Another note: I put resistor Rb there simply to separate the transistor's base voltage from the voltage divider network. But in reality, you don't need Rb at all. However, you could replace Rb with a potentiometer if you want to fine-tune the current. Though, if you want to do that, it is probably better to connect the potentiometer in series either with Ra or Rb - depending on what values you picked for Ra and Rb.

Re: Constant current load for testing power supplies (guidelines)

I've already mentioned that as long as you don't exceed the SOA of the LM317, it will work and work very well. And you still have LM338 and LM350 if needed. Simplicity/component count is the reason for using the LM317, not flexibility. However it is very stable and only two components to worry about variations.

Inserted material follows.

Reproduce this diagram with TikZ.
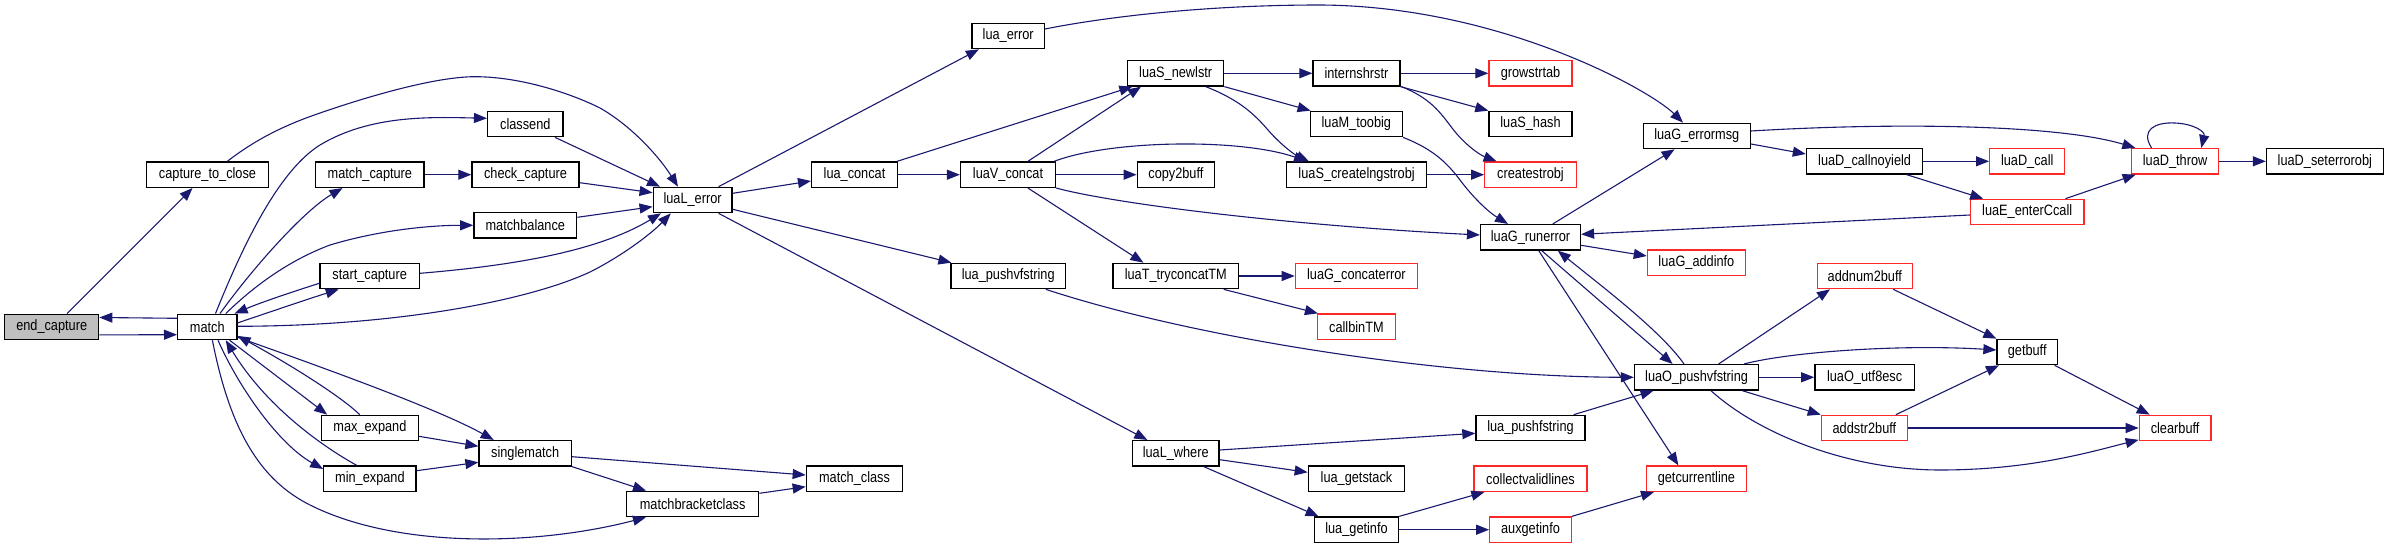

The two transistor topology I was talking about normally does not use a Darlington - the common 2-transistor current sink uses two standard transistors, where one of them is the feedback amplifier. The 2-transistor sink circuit uses the lower current secondary transistor's VBE as the reference voltage and as it uses standard transistors, gain is an issue. I suspect converting it to a 3-transistor (or using a Darlington for the pass transistor) then the gain won't be as big of an issue anymore.

Now here you consider a slightly different different topology, I had not considered this topology, but this topology still needs some reference whether a CVVS or a diode/zener drop. This definitely requires a Darlington, the base current would otherwise be a problem.